►

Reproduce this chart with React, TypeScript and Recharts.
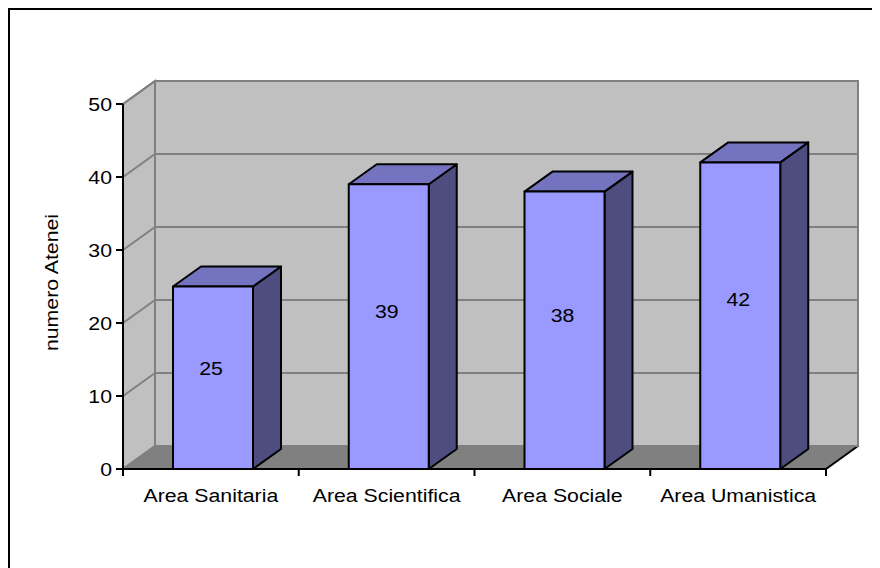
import { BarChart, Bar, XAxis, YAxis, CartesianGrid, LabelList } from "recharts";

const categories = ["Area Sanitaria", "Area Scientifica", "Area Sociale", "Area Umanistica"];
const atenei = [25, 39, 38, 42];
const yTicks = [0, 10, 20, 30, 40, 50];

const data = categories.map((name, i) => ({ name, atenei: atenei[i] }));

// chart layout (chart-local px)
const W = 870;
const H = 558;
const PLOT_TOP = 94;
const PLOT_BOTTOM = 459;
const PLOT_LEFT = 113;
const PLOT_RIGHT = 816;
const BAND = (PLOT_RIGHT - PLOT_LEFT) / categories.length;

// 3d depth of walls and bars
const DX = 32;
const DY = -23;
const BDX = 28;
const BDY = -20;

const FONT = "'Liberation Sans', Arial, sans-serif";
const FS = 19;
const SX = 1.12;

const wallGray = "#C0C0C0";
const floorGray = "#808080";
const gridGray = "#808080";

const walls = (
  <g>
    <rect
      x={PLOT_LEFT + DX}
      y={PLOT_TOP + DY}
      width={PLOT_RIGHT - PLOT_LEFT}
      height={PLOT_BOTTOM - PLOT_TOP}
      fill={wallGray}
      stroke={gridGray}
      strokeWidth={2}
    />
    <polygon
      points={`${PLOT_LEFT},${PLOT_TOP} ${PLOT_LEFT + DX},${PLOT_TOP + DY} ${PLOT_LEFT + DX},${PLOT_BOTTOM + DY} ${PLOT_LEFT},${PLOT_BOTTOM}`}
      fill={wallGray}
      stroke={gridGray}
      strokeWidth={2}
    />
    <polygon
      points={`${PLOT_LEFT},${PLOT_BOTTOM} ${PLOT_LEFT + DX},${PLOT_BOTTOM + DY} ${PLOT_RIGHT + DX},${PLOT_BOTTOM + DY} ${PLOT_RIGHT},${PLOT_BOTTOM}`}
      fill={floorGray}
    />
    <line
      x1={PLOT_RIGHT}
      y1={PLOT_BOTTOM}
      x2={PLOT_RIGHT + DX}
      y2={PLOT_BOTTOM + DY}
      stroke="#000"
      strokeWidth={2}
    />
  </g>
);

const gridLine = (p: any) => {
  const { x1, x2, y1, index } = p;
  return (
    <g key={`grid-${index}`}>
      {index === 0 && walls}
      <line x1={x1} y1={y1} x2={x1 + DX} y2={y1 + DY} stroke={gridGray} strokeWidth={2} />
      <line x1={x1 + DX} y1={y1 + DY} x2={x2 + DX} y2={y1 + DY} stroke={gridGray} strokeWidth={2} />
    </g>
  );
};

const Bar3D = (p: any) => {
  const { x, y, width, height } = p;
  const bx = x + 2;
  const r = bx + width;
  const b = y + height;
  return (
    <g strokeLinejoin="round">
      <polygon
        points={`${r},${y} ${r + BDX},${y + BDY} ${r + BDX},${b + BDY} ${r},${b}`}
        fill="#4D4D80"
        stroke="#000"
        strokeWidth={2}
      />
      <polygon
        points={`${bx},${y} ${bx + BDX},${y + BDY} ${r + BDX},${y + BDY} ${r},${y}`}
        fill="#7373BF"
        stroke="#000"
        strokeWidth={2}
      />
      <rect x={bx} y={y} width={width} height={height} fill="#9999FF" stroke="#000" strokeWidth={2} />
    </g>
  );
};

const YTick = (p: any) => {
  const { x, y, payload } = p;
  return (
    <text
      transform={`translate(${x},${y}) scale(${SX},1)`}
      textAnchor="end"
      dy="0.36em"
      fontSize={FS}
      fontFamily={FONT}
      fill="#000"
    >
      {payload.value}
    </text>
  );
};

const XTick = (p: any) => {
  const { x, y, payload, index } = p;
  const half = BAND / 2;
  return (
    <g>
      <line x1={x - half} y1={y} x2={x - half} y2={y + 7} stroke="#000" strokeWidth={2} />
      {index === categories.length - 1 && (
        <line x1={x + half} y1={y} x2={x + half} y2={y + 7} stroke="#000" strokeWidth={2} />
      )}
      <text
        transform={`translate(${x},${y + 26}) scale(${SX},1)`}
        textAnchor="middle"
        dy="0.36em"
        fontSize={FS}
        fontFamily={FONT}
        fill="#000"
      >
        {payload.value}
      </text>
    </g>
  );
};

const valueLabel = (p: any) => {
  const { x, y, width, height, value } = p;
  const cx = x + width / 2;
  const cy = y + height * 0.445;
  return (
    <text
      transform={`translate(${cx},${cy}) scale(${SX},1)`}
      textAnchor="middle"
      dy="0.36em"
      fontSize={FS}
      fontFamily={FONT}
      fill="#000"
    >
      {value}
    </text>
  );
};

const yLabel = (p: any) => {
  const vb = p.viewBox;
  const lx = vb.x + 21;
  const ly = vb.y + vb.height / 2 - 4;
  return (
    <text
      transform={`translate(${lx},${ly}) rotate(-90) scale(${SX},1)`}
      textAnchor="middle"
      dy="0.36em"
      fontSize={FS}
      fontFamily={FONT}
      fill="#000"
    >
      numero Atenei
    </text>
  );
};

export default function App() {
  return (
    <div
      style={{
        width: 872,
        height: H + 2,
        boxSizing: "border-box",
        borderLeft: "2px solid #000",
        borderTop: "2px solid #000",
        background: "#fff",
      }}
    >
      <BarChart
        width={W}
        height={H}
        data={data}
        margin={{ top: PLOT_TOP, right: W - PLOT_RIGHT, bottom: H - PLOT_BOTTOM - 30, left: 20 }}
        barSize={80}
      >
        <CartesianGrid vertical={false} horizontal={gridLine} />
        <XAxis
          dataKey="name"
          height={30}
          axisLine={{ stroke: "#000", strokeWidth: 2 }}
          tickLine={false}
          tickSize={0}
          tickMargin={0}
          tick={<XTick />}
          interval={0}
        />
        <YAxis
          width={PLOT_LEFT - 20}
          domain={[0, 50]}
          ticks={yTicks}
          axisLine={{ stroke: "#000", strokeWidth: 2 }}
          tickLine={{ stroke: "#000", strokeWidth: 2 }}
          tickSize={7}
          tickMargin={4}
          tick={<YTick />}
          label={{ content: yLabel }}
        />
        <Bar dataKey="atenei" shape={<Bar3D />} isAnimationActive={false}>
          <LabelList dataKey="atenei" content={valueLabel} />
        </Bar>
      </BarChart>
    </div>
  );
}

◄

§ **Objective**
All of the data needs repeating exactly, but the pictures do not.

§ **Result below**
Reproduce this chart with React, TypeScript and Recharts.
import { BarChart, Bar, XAxis, YAxis, CartesianGrid, LabelList } from "recharts";

const categories = ["Area Sanitaria", "Area Scientifica", "Area Sociale", "Area Umanistica"];
const atenei = [25, 39, 38, 42];
const yTicks = [0, 10, 20, 30, 40, 50];

const data = categories.map((name, i) => ({ name, atenei: atenei[i] }));

// chart layout (chart-local px)
const W = 870;
const H = 558;
const PLOT_TOP = 94;
const PLOT_BOTTOM = 459;
const PLOT_LEFT = 113;
const PLOT_RIGHT = 816;
const BAND = (PLOT_RIGHT - PLOT_LEFT) / categories.length;

// 3d depth of walls and bars
const DX = 32;
const DY = -23;
const BDX = 28;
const BDY = -20;

const FONT = "'Liberation Sans', Arial, sans-serif";
const FS = 19;
const SX = 1.12;

const wallGray = "#C0C0C0";
const floorGray = "#808080";
const gridGray = "#808080";

const walls = (
  <g>
    <rect
      x={PLOT_LEFT + DX}
      y={PLOT_TOP + DY}
      width={PLOT_RIGHT - PLOT_LEFT}
      height={PLOT_BOTTOM - PLOT_TOP}
      fill={wallGray}
      stroke={gridGray}
      strokeWidth={2}
    />
    <polygon
      points={`${PLOT_LEFT},${PLOT_TOP} ${PLOT_LEFT + DX},${PLOT_TOP + DY} ${PLOT_LEFT + DX},${PLOT_BOTTOM + DY} ${PLOT_LEFT},${PLOT_BOTTOM}`}
      fill={wallGray}
      stroke={gridGray}
      strokeWidth={2}
    />
    <polygon
      points={`${PLOT_LEFT},${PLOT_BOTTOM} ${PLOT_LEFT + DX},${PLOT_BOTTOM + DY} ${PLOT_RIGHT + DX},${PLOT_BOTTOM + DY} ${PLOT_RIGHT},${PLOT_BOTTOM}`}
      fill={floorGray}
    />
    <line
      x1={PLOT_RIGHT}
      y1={PLOT_BOTTOM}
      x2={PLOT_RIGHT + DX}
      y2={PLOT_BOTTOM + DY}
      stroke="#000"
      strokeWidth={2}
    />
  </g>
);

const gridLine = (p: any) => {
  const { x1, x2, y1, index } = p;
  return (
    <g key={`grid-${index}`}>
      {index === 0 && walls}
      <line x1={x1} y1={y1} x2={x1 + DX} y2={y1 + DY} stroke={gridGray} strokeWidth={2} />
      <line x1={x1 + DX} y1={y1 + DY} x2={x2 + DX} y2={y1 + DY} stroke={gridGray} strokeWidth={2} />
    </g>
  );
};

const Bar3D = (p: any) => {
  const { x, y, width, height } = p;
  const bx = x + 2;
  const r = bx + width;
  const b = y + height;
  return (
    <g strokeLinejoin="round">
      <polygon
        points={`${r},${y} ${r + BDX},${y + BDY} ${r + BDX},${b + BDY} ${r},${b}`}
        fill="#4D4D80"
        stroke="#000"
        strokeWidth={2}
      />
      <polygon
        points={`${bx},${y} ${bx + BDX},${y + BDY} ${r + BDX},${y + BDY} ${r},${y}`}
        fill="#7373BF"
        stroke="#000"
        strokeWidth={2}
      />
      <rect x={bx} y={y} width={width} height={height} fill="#9999FF" stroke="#000" strokeWidth={2} />
    </g>
  );
};

const YTick = (p: any) => {
  const { x, y, payload } = p;
  return (
    <text
      transform={`translate(${x},${y}) scale(${SX},1)`}
      textAnchor="end"
      dy="0.36em"
      fontSize={FS}
      fontFamily={FONT}
      fill="#000"
    >
      {payload.value}
    </text>
  );
};

const XTick = (p: any) => {
  const { x, y, payload, index } = p;
  const half = BAND / 2;
  return (
    <g>
      <line x1={x - half} y1={y} x2={x - half} y2={y + 7} stroke="#000" strokeWidth={2} />
      {index === categories.length - 1 && (
        <line x1={x + half} y1={y} x2={x + half} y2={y + 7} stroke="#000" strokeWidth={2} />
      )}
      <text
        transform={`translate(${x},${y + 26}) scale(${SX},1)`}
        textAnchor="middle"
        dy="0.36em"
        fontSize={FS}
        fontFamily={FONT}
        fill="#000"
      >
        {payload.value}
      </text>
    </g>
  );
};

const valueLabel = (p: any) => {
  const { x, y, width, height, value } = p;
  const cx = x + width / 2;
  const cy = y + height * 0.445;
  return (
    <text
      transform={`translate(${cx},${cy}) scale(${SX},1)`}
      textAnchor="middle"
      dy="0.36em"
      fontSize={FS}
      fontFamily={FONT}
      fill="#000"
    >
      {value}
    </text>
  );
};

const yLabel = (p: any) => {
  const vb = p.viewBox;
  const lx = vb.x + 21;
  const ly = vb.y + vb.height / 2 - 4;
  return (
    <text
      transform={`translate(${lx},${ly}) rotate(-90) scale(${SX},1)`}
      textAnchor="middle"
      dy="0.36em"
      fontSize={FS}
      fontFamily={FONT}
      fill="#000"
    >
      numero Atenei
    </text>
  );
};

export default function App() {
  return (
    <div
      style={{
        width: 872,
        height: H + 2,
        boxSizing: "border-box",
        borderLeft: "2px solid #000",
        borderTop: "2px solid #000",
        background: "#fff",
      }}
    >
      <BarChart
        width={W}
        height={H}
        data={data}
        margin={{ top: PLOT_TOP, right: W - PLOT_RIGHT, bottom: H - PLOT_BOTTOM - 30, left: 20 }}
        barSize={80}
      >
        <CartesianGrid vertical={false} horizontal={gridLine} />
        <XAxis
          dataKey="name"
          height={30}
          axisLine={{ stroke: "#000", strokeWidth: 2 }}
          tickLine={false}
          tickSize={0}
          tickMargin={0}
          tick={<XTick />}
          interval={0}
        />
        <YAxis
          width={PLOT_LEFT - 20}
          domain={[0, 50]}
          ticks={yTicks}
          axisLine={{ stroke: "#000", strokeWidth: 2 }}
          tickLine={{ stroke: "#000", strokeWidth: 2 }}
          tickSize={7}
          tickMargin={4}
          tick={<YTick />}
          label={{ content: yLabel }}
        />
        <Bar dataKey="atenei" shape={<Bar3D />} isAnimationActive={false}>
          <LabelList dataKey="atenei" content={valueLabel} />
        </Bar>
      </BarChart>
    </div>
  );
}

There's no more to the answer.